• [EXERCISE]:
Quote from the first line below through the line that contains "from matplotlib.ticker import", both included, and leave the pictures out.

• [RECORDED DATA]:
+ + + + + + +

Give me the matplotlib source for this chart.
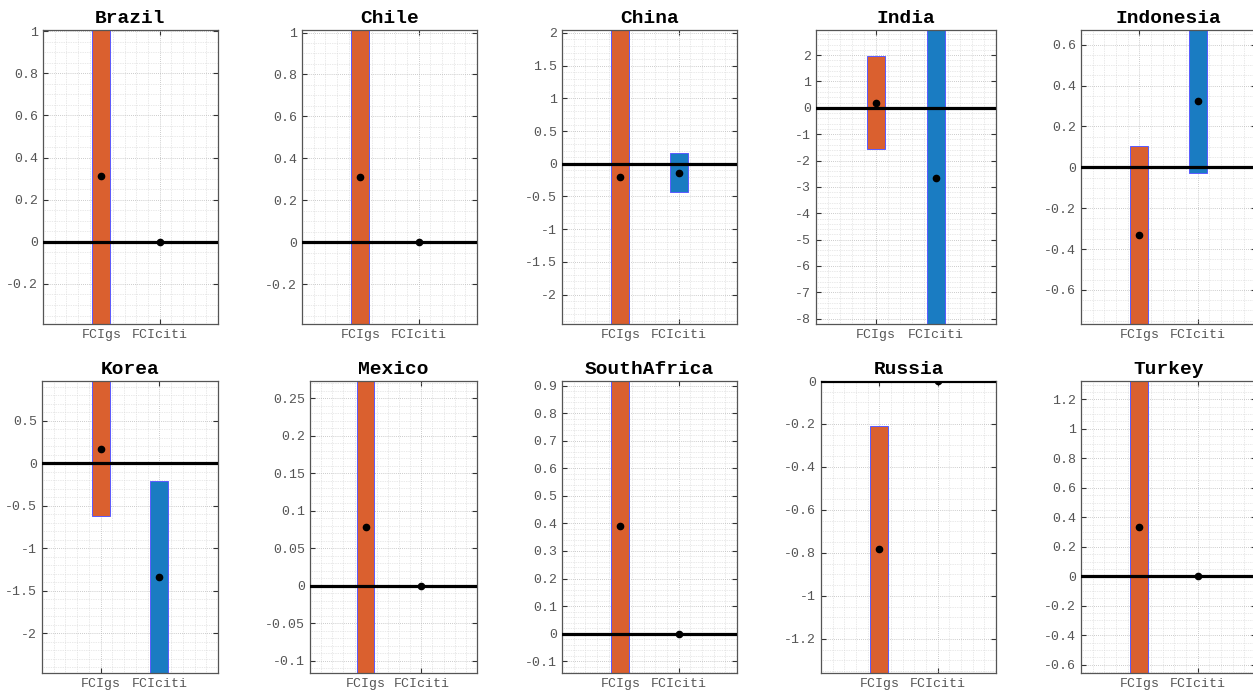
import numpy as np
import matplotlib
matplotlib.use("Agg")
import matplotlib.pyplot as plt
from matplotlib.ticker import AutoMinorLocator, MultipleLocator, FuncFormatter

plt.rcParams['font.family'] = ['Liberation Mono', 'DejaVu Sans Mono']
plt.rcParams['axes.unicode_minus'] = False

# data
countries = ['Brazil', 'Chile', 'China', 'India', 'Indonesia',
             'Korea', 'Mexico', 'SouthAfrica', 'Russia', 'Turkey']
labels = ['FCIgs', 'FCIciti']

gs_low = [-0.39, -0.39, -2.45, -1.57, -0.767, -0.624, -0.1165, -0.143, -1.359, -0.656]
gs_high = [1.005, 1.012, 2.045, 1.95, 0.102, 0.968, 0.273, 0.917, -0.208, 1.324]
gs_point = [0.31, 0.311, -0.21, 0.2, -0.333, 0.172, 0.0783, 0.389, -0.784, 0.334]

citi_low = [0, 0, -0.43, -8.2, -0.028, -2.466, 0, 0, 0, 0]
citi_high = [0, 0, 0.157, 2.95, 0.672, -0.208, 0, 0, 0, 0]
citi_point = [0, 0, -0.137, -2.65, 0.324, -1.337, 0, 0, 0, 0]

# y tick spacing used in each panel
ystep = [0.2, 0.2, 0.5, 1, 0.2, 0.5, 0.05, 0.1, 0.2, 0.2]

W, H = 1253, 693
fig = plt.figure(figsize=(W / 100, H / 100), dpi=100)

# axes boxes in pixels: left, top, right, bottom
lefts = [43, 302, 562, 816, 1081, 42, 310, 562, 821, 1081]
rights = [218, 477, 737, 996, 1256] * 2
tops = [30] * 5 + [381] * 5
bottoms = [324] * 5 + [673] * 5

orange = '#DA602F'
blue = '#1A7CC2'
edge = '#5a5aff'
txt_col = '#555555'

fmt = FuncFormatter(lambda v, p: '%g' % round(v, 6))

for i, name in enumerate(countries):
    l, r, t, b = lefts[i], rights[i], tops[i], bottoms[i]
    ax = fig.add_axes([l / W, 1 - b / H, (r - l) / W, (b - t) / H])

    lows = [gs_low[i], citi_low[i]]
    highs = [gs_high[i], citi_high[i]]
    pts = [gs_point[i], citi_point[i]]
    x = np.array([1, 2])

    ax.bar(x, np.array(highs) - np.array(lows), bottom=lows, width=0.31,
           color=[orange, blue], edgecolor=edge, linewidth=0.7, zorder=2)
    ax.axhline(0, color='black', lw=2.3, zorder=3)
    ax.plot(x, pts, 'o', color='black', ms=4.5, zorder=4)

    ymin = min(lows + pts)
    ymax = max(highs + pts)
    ax.set_xlim(0, 3)
    ax.set_ylim(ymin, ymax)
    ax.set_xticks(x)
    ax.set_xticklabels(labels)
    ax.yaxis.set_major_locator(MultipleLocator(ystep[i]))
    ax.yaxis.set_major_formatter(fmt)

    ax.yaxis.set_minor_locator(AutoMinorLocator())
    ax.xaxis.set_minor_locator(AutoMinorLocator(5))
    ax.grid(which='major', color='#bbbbbb', ls=(0, (1, 1.5)), lw=0.6, zorder=0)
    ax.grid(which='minor', color='#d4d4d4', ls=(0, (1, 1.5)), lw=0.5, zorder=0)
    ax.set_axisbelow(True)

    ax.tick_params(which='major', direction='in', length=3.5, width=0.8,
                   top=True, right=True, labelsize=9.5, labelcolor=txt_col,
                   color='#333333')
    ax.tick_params(which='minor', length=0)
    for s in ax.spines.values():
        s.set_color('#555555')
        s.set_linewidth(0.9)

    ax.set_title(name, fontsize=14, fontweight='bold', pad=5)

fig.savefig('out.png', dpi=100)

+ + + + + + +

• [RESULT]:
Give me the matplotlib source for this chart.
import numpy as np
import matplotlib
matplotlib.use("Agg")
import matplotlib.pyplot as plt
from matplotlib.ticker import AutoMinorLocator, MultipleLocator, FuncFormatter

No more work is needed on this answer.